ここまでの解説を踏まえ、Perlで文字列結合や数値演算を行う際のベストプラクティスをまとめます。

  1. 文字列結合には常に.を使用する: これが最も重要です。文字列を結合したい場合は、迷わず.演算子を使用してください。数値加算のための+演算子を文字列結合の目的で使うことは絶対に避けてください。
  2. 数値加算には常に+を使用する: 数値を加算したい場合は、必ず+演算子を使用してください。数値と文字列が混在する場合でも、Perlは数値コンテキストでオペランドを評価し、必要に応じて文字列を数値に変換します。
  3. use strict;use warnings; を常にコードの先頭に記述する: これらはPerlプログラミングの基本中の基本です。多くの一般的なエラーや潜在的な問題を早期に発見するのに役立ちます。特に、未定義値の使用や数値として無効な文字列の数値コンテキストでの使用に対する警告は、デバッグの手助けになります。
  4. 変数を適切に初期化する: 未定義値の使用による警告や予期しない挙動を防ぐために、変数は使用前に適切な値(例えば、数値なら0、文字列なら空文字列""、リストなら空リスト()など)で初期化するように心がけましょう。
  5. 多数の文字列片の結合にはjoinを検討する: リストの全ての要素や多数の文字列片を結合して一つの文字列にする場合は、.=をループで繰り返し使うよりもjoin関数を使う方が、コードの意図が明確になり、多くの場合でより効率的です。
  6. 複雑なフォーマットにはsprintfを活用する: 数値をゼロ埋めしたり、小数点以下の桁数を指定したり、複数の型のデータを複雑な書式で文字列に埋め込んだりする場合は、sprintf関数を使うのが最も適しています。
  7. 簡単な変数展開にはダブルクォート文字列を利用する: 少数のスカラ変数や配列/ハッシュの要素を文字列中に埋め込む場合は、ダブルクォート文字列内の変数展開を使うと、コードが簡潔で読みやすくなることが多いです。
  8. コンテキストを意識する: Perlの自動変換は強力ですが、.(文字列コンテキスト)と+(数値コンテキスト)のように、オペランドの解釈がコンテキストによって大きく変わることを理解しておくことが重要です。特に外部からの入力や、計算結果を文字列として扱う場合など、コンテキストの切り替わりを意識しましょう。
  9. 警告メッセージを無視しない: Perlが生成する警告メッセージは、プログラムに問題がある可能性を示しています。たとえプログラムが最後まで実行されたとしても、警告が出ている場合はその原因を調査し、修正するように努めましょう。

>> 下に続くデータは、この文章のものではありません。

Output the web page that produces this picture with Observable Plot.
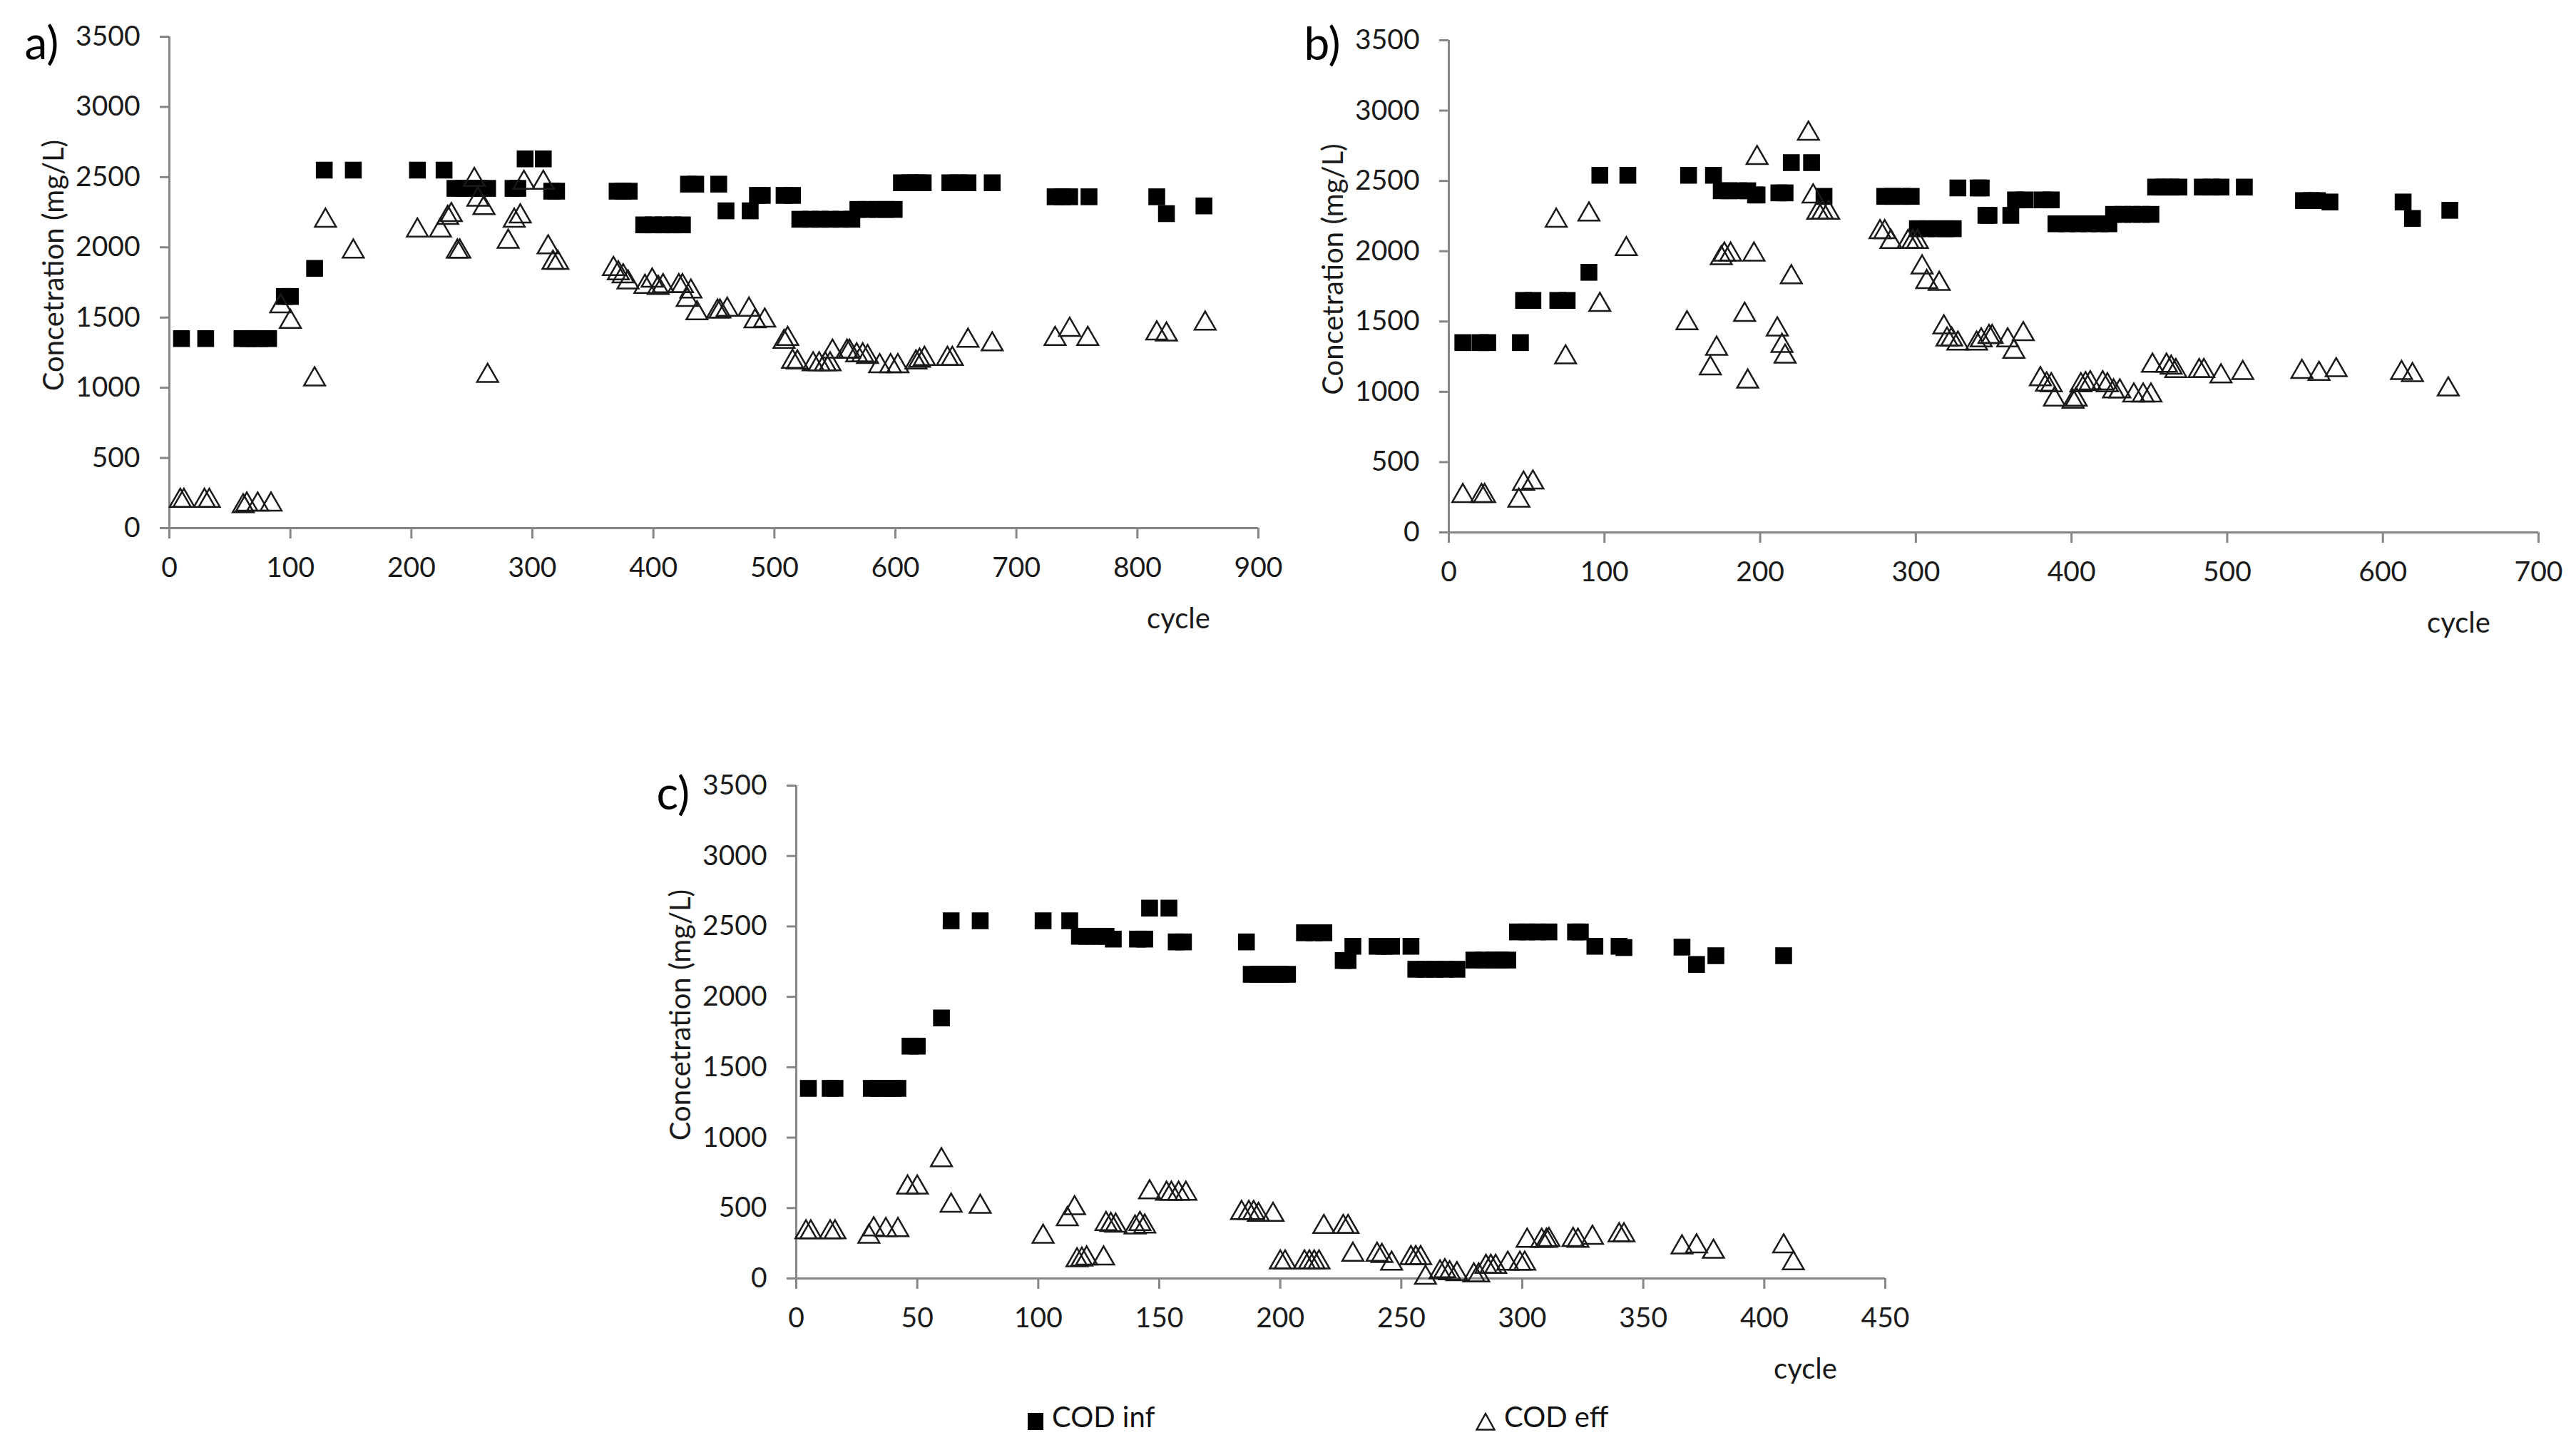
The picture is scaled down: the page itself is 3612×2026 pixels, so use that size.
<!DOCTYPE html>
<html>
<head>
<meta charset="utf-8">
<script src="https://cdn.jsdelivr.net/npm/d3@7"></script>
<script src="https://cdn.jsdelivr.net/npm/@observablehq/plot@0.6"></script>
<style>
  html, body { margin: 0; padding: 0; background: #fff; }
  #page { position: relative; width: 3612px; height: 2026px; overflow: hidden; background: #fff; font-family: Lato, "Open Sans", sans-serif; }
  .panel { position: absolute; }
  .legend-item { position: absolute; font-family: Lato, sans-serif; font-size: 40px; line-height: 40px; color: #111; white-space: nowrap; }
</style>
</head>
<body>
<div id="page"></div>
<script>
// ---------------- DATA ----------------
// Panel a)
const aInfCycle = [10,30,60,65,70,75,82,95,100,120,128,152,205,227,236,243,250,256,263,284,288,294,309,316,320,370,375,380,392,400,408,416,424,429,435,454,460,480,486,490,508,515,521,530,538,546,555,564,569,577,585,592,599,605,612,618,623,645,652,660,680,732,738,744,760,816,824,855];
const aInfCOD   = [1350,1350,1350,1350,1350,1350,1350,1650,1650,1850,2550,2550,2550,2550,2420,2420,2420,2420,2420,2420,2420,2630,2630,2400,2400,2400,2400,2400,2160,2160,2160,2160,2160,2450,2450,2450,2260,2260,2370,2370,2370,2370,2200,2200,2200,2200,2200,2200,2270,2270,2270,2270,2270,2460,2460,2460,2460,2460,2460,2460,2460,2360,2360,2360,2360,2360,2240,2295];
const aEffCycle = [9,12,29,33,61,64,73,84,92,100,120,129,152,205,224,230,233,238,240,252,255,260,263,280,285,290,293,309,313,317,321,367,371,375,379,393,399,404,408,421,424,428,431,436,453,455,461,479,484,492,508,511,515,519,532,537,542,546,548,560,562,568,573,577,587,596,602,617,620,624,643,647,660,680,732,744,759,816,824,856];
const aEffCOD   = [195,195,195,195,156,168,168,168,1580,1470,1060,2190,1970,2120,2120,2210,2230,1970,1970,2480,2340,2280,1085,2040,2190,2220,2460,2460,2000,1890,1890,1846,1815,1794,1750,1719,1763,1711,1724,1724,1724,1626,1685,1530,1543,1543,1556,1556,1473,1478,1327,1348,1185,1180,1167,1167,1167,1167,1257,1257,1257,1231,1231,1219,1154,1154,1154,1180,1193,1206,1206,1206,1335,1309,1348,1413,1348,1387,1379,1457];

// Panel b)
const bInfCycle = [9,20,25,46,48,54,70,76,90,97,115,154,170,175,180,186,192,197,198,212,216,220,233,241,280,285,291,297,301,307,313,319,324,327,340,342,345,347,361,364,370,381,387,390,397,404,411,418,424,427,433,439,445,451,454,459,464,469,484,490,496,511,549,554,558,566,613,619,643];
const bInfCOD   = [1350,1350,1350,1350,1650,1650,1650,1650,1850,2540,2540,2540,2540,2430,2430,2430,2430,2400,2400,2415,2415,2630,2630,2390,2390,2390,2390,2390,2160,2160,2160,2160,2160,2450,2450,2450,2255,2255,2255,2365,2365,2365,2365,2195,2195,2195,2195,2195,2195,2262,2262,2262,2262,2262,2456,2456,2456,2456,2456,2456,2456,2456,2360,2360,2360,2350,2350,2233,2291];
const bEffCycle = [9,21,23,45,48,54,69,75,90,97,114,153,168,172,175,177,181,190,192,196,198,211,214,216,220,231,234,237,240,244,277,280,284,295,298,301,304,307,315,318,320,323,327,339,342,347,349,359,363,369,380,384,387,389,401,403,406,409,412,420,423,427,431,440,446,451,452,461,464,467,482,485,496,510,548,559,570,612,619,642];
const bEffCOD   = [259,259,259,226,347,355,2217,1245,2261,1618,2015,1488,1167,1307,1950,1976,1976,1548,1073,1976,2663,1444,1327,1250,1815,2836,2390,2274,2274,2274,2136,2136,2066,2066,2066,2066,1885,1781,1768,1459,1372,1372,1343,1343,1366,1390,1390,1366,1285,1410,1090,1052,1047,945,930,945,1047,1055,1061,1061,1047,1003,1003,974,974,974,1186,1186,1172,1148,1148,1148,1110,1134,1142,1128,1154,1134,1119,1017];

// Panel c)
const cInfCycle = [5,14,16,31,34,37,40,42,47,50,60,64,76,102,113,117,120,123,126,128,131,141,144,146,154,157,160,186,188,191,194,197,200,203,210,214,218,226,228,230,240,243,246,254,256,260,264,268,273,280,284,288,291,294,298,302,306,311,322,324,330,340,342,366,372,380,408];
const cInfCOD   = [1350,1350,1350,1350,1350,1350,1350,1350,1650,1650,1850,2540,2540,2540,2540,2430,2430,2430,2430,2430,2410,2410,2410,2630,2630,2390,2390,2390,2160,2160,2160,2160,2160,2160,2455,2455,2455,2258,2258,2359,2359,2359,2359,2359,2196,2196,2196,2196,2196,2261,2261,2261,2261,2261,2461,2461,2461,2461,2461,2461,2359,2359,2350,2353,2230,2292,2292];
const cEffCycle = [4,6,14,16,30,32,37,42,46,50,60,64,76,102,112,115,116,118,120,127,128,130,132,140,142,144,146,153,155,158,161,184,187,189,191,197,200,202,210,212,214,216,218,226,228,230,240,242,246,254,256,258,260,266,268,270,273,280,282,285,287,289,294,299,301,302,308,310,311,321,323,329,340,342,366,372,379,408,412];
const cEffCOD   = [328,328,328,328,297,349,344,344,646,646,840,517,509,297,421,499,129,134,142,142,387,380,375,362,387,369,612,602,602,602,602,465,465,465,452,452,114,114,114,114,114,114,366,366,366,169,169,160,105,145,145,145,5,43,52,37,31,22,22,83,83,83,105,105,105,268,268,268,274,274,268,289,307,307,221,228,190,228,108];

// Axis / label texts
const yTitle = "Concetration (mg/L)";
const xTitle = "cycle";
const seriesNames = ["COD inf", "COD eff"];
const panelTags = ["a)", "b)", "c)"];
const yTicks = [0,500,1000,1500,2000,2500,3000,3500];
const aXTicks = [0,100,200,300,400,500,600,700,800,900];
const bXTicks = [0,100,200,300,400,500,600,700];
const cXTicks = [0,50,100,150,200,250,300,350,400,450];

// ---------------- BUILD ----------------
const zip = (xs, ys) => xs.map((x, i) => ({cycle: x, cod: ys[i]}));
const AXIS = "#868686";
const INK = "#1a1a1a";

function panel(cfg) {
  const {inf, eff, xTicks, tag, box, frame, tagPos} = cfg;
  const xMax = xTicks[xTicks.length - 1];
  return Plot.plot({
    width: box.w,
    height: box.h,
    marginLeft: frame.x0 - box.left,
    marginRight: box.left + box.w - frame.x1,
    marginTop: frame.y0 - box.top,
    marginBottom: box.top + box.h - frame.y1,
    style: {fontFamily: "Lato, sans-serif", fontSize: "39px", color: INK, background: "transparent", overflow: "visible"},
    x: {domain: [0, xMax]},
    y: {domain: [0, 3500]},
    marks: [
      Plot.ruleY([0], {stroke: AXIS, strokeWidth: 3}),
      Plot.ruleX([0], {stroke: AXIS, strokeWidth: 3}),
      Plot.axisY({ticks: yTicks, tickSize: 13, tickPadding: 28, tickFormat: "d", stroke: AXIS, strokeWidth: 3, label: null, fill: INK}),
      Plot.axisX({ticks: xTicks, tickSize: 15, tickPadding: 26, tickFormat: "d", stroke: AXIS, strokeWidth: 3, label: null, fill: INK}),
      Plot.dot(inf, {x: "cycle", y: "cod", symbol: "square", r: 13.3, fill: "#000", stroke: "none"}),
      Plot.dot(eff, {x: "cycle", y: "cod", symbol: "triangle", r: 11, fill: "none", stroke: INK, strokeWidth: 2.5}),
      Plot.text([yTitle], {text: d => d, frameAnchor: "left", textAnchor: "middle", rotate: -90, dx: -161, dy: -24, fontSize: 40, fill: INK}),
      Plot.text([xTitle], {text: d => d, frameAnchor: "bottom-right", textAnchor: "middle", dx: -112, dy: 140, lineAnchor: "bottom", fontSize: 40, fill: INK}),
      Plot.text([tag], {text: d => d, frameAnchor: "top-left", dx: tagPos.dx, dy: tagPos.dy, textAnchor: "start", lineAnchor: "bottom", fontSize: 64, fill: "#000"})
    ]
  });
}

const page = document.getElementById("page");
function place(svg, left, top) {
  const wrap = document.createElement("div");
  wrap.className = "panel";
  wrap.style.left = left + "px";
  wrap.style.top = top + "px";
  wrap.appendChild(svg);
  page.appendChild(wrap);
}

const A = {left: 0, top: 0, w: 1800, h: 950};
place(panel({
  inf: zip(aInfCycle, aInfCOD), eff: zip(aEffCycle, aEffCOD), xTicks: aXTicks, tag: panelTags[0],
  box: A, frame: {x0: 237, x1: 1764, y0: 51, y1: 740}, tagPos: {dx: -203, dy: 31}
}), A.left, A.top);

const B = {left: 1800, top: 0, w: 1812, h: 950};
place(panel({
  inf: zip(bInfCycle, bInfCOD), eff: zip(bEffCycle, bEffCOD), xTicks: bXTicks, tag: panelTags[1],
  box: B, frame: {x0: 2031, x1: 3559, y0: 56, y1: 746}, tagPos: {dx: -203, dy: 27}
}), B.left, B.top);

const C = {left: 880, top: 1000, w: 1800, h: 960};
place(panel({
  inf: zip(cInfCycle, cInfCOD), eff: zip(cEffCycle, cEffCOD), xTicks: cXTicks, tag: panelTags[2],
  box: C, frame: {x0: 1116, x1: 2643, y0: 1101, y1: 1792}, tagPos: {dx: -196, dy: 33}
}), C.left, C.top);

// Legend
function legendItem(left, top, markerSvg, label) {
  const d = document.createElement("div");
  d.className = "legend-item";
  d.style.left = left + "px";
  d.style.top = top + "px";
  d.innerHTML = markerSvg + `<span style="position:relative; top:-2px; margin-left:12px">${label}</span>`;
  page.appendChild(d);
}
legendItem(1441, 1968,
  `<svg width="22" height="24" style="vertical-align:middle"><rect x="0" y="0" width="22" height="24" fill="#000"/></svg>`,
  seriesNames[0]);
legendItem(2069, 1968,
  `<svg width="28" height="26" style="vertical-align:middle"><polygon points="14,2 26.5,24.5 1.5,24.5" fill="none" stroke="${INK}" stroke-width="2.5"/></svg>`,
  seriesNames[1]);
</script>
</body>
</html>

これらのベストプラクティスを実践することで、あなたはPerlでより安全で、より効率的で、より理解しやすいコードを書くことができるようになるでしょう。

10. まとめ

この記事では、Perlにおける文字列結合の方法について、特に.演算子と+演算子の違いに焦点を当てて詳細に解説しました。

  • Perlにおいて文字列はスカラ変数として扱われ、コンテキストに応じて数値と文字列の間で自動変換が行われることが、.+の挙動を理解する上での基礎となります。
  • .演算子は、Perlにおける文字列結合のための正規の演算子です。オペランドを文字列として扱い、それらを単純に連結します。数値オペランドは文字列に変換されてから結合されます。これは文字列を結合したい場合に常に使用すべき演算子です。.=は結合代入演算子です。
  • +演算子は、Perlにおける数値加算のための正規の演算子です。オペランドを数値として扱い、それらを加算します。文字列オペランドは数値に変換されてから加算されます。数値として解釈できない文字列は0に変換され、通常警告が出ます。+演算子を文字列結合の目的で使用することは誤りであり、予期しない数値演算やバグの原因となります。+=は加算代入演算子です。
  • .+の決定的な違いは、オペランドを文字列として扱うか、それとも数値として扱うかという点にあります。これにより、同じオペランドに対しても全く異なる結果が生まれます。
  • Perlには.演算子以外にも、join関数(リスト要素の結合)、sprintf関数(フォーマット指定による文字列生成)、ダブルクォート内の変数展開といった強力な文字列操作・結合方法があります。これらは状況に応じて.よりも適している場合があります。特に多数の要素を結合する場合はjoinが、複雑な書式設定が必要な場合はsprintfが推奨されます。
  • 多数の文字列片をループで.=で逐次結合するよりも、リストに格納して最後にjoinで結合する方が効率的な場合があります。
  • +を文字列結合に誤用すること、未定義値を適切に扱わないことなどは、Perlでよくある間違いです。これらの問題を早期に発見するために、use strict;use warnings;を常に使用することが極めて重要です。

Perlは非常に柔軟な言語であり、一つの目的を達成するための「やり方は一つではない」ことが多いですが、文字列結合と数値加算においては、それぞれの目的のために用意された専用の演算子.+を正しく使い分けることが、コードの正確性、可読性、そして保守性を確保するための基本です。

この記事で解説した内容を理解し実践することで、あなたはPerlの文字列操作を自在に操り、より堅牢で効率的なプログラムを開発できるようになるでしょう。Perlの学習におけるこの重要な一歩を踏み出せたことを願っています。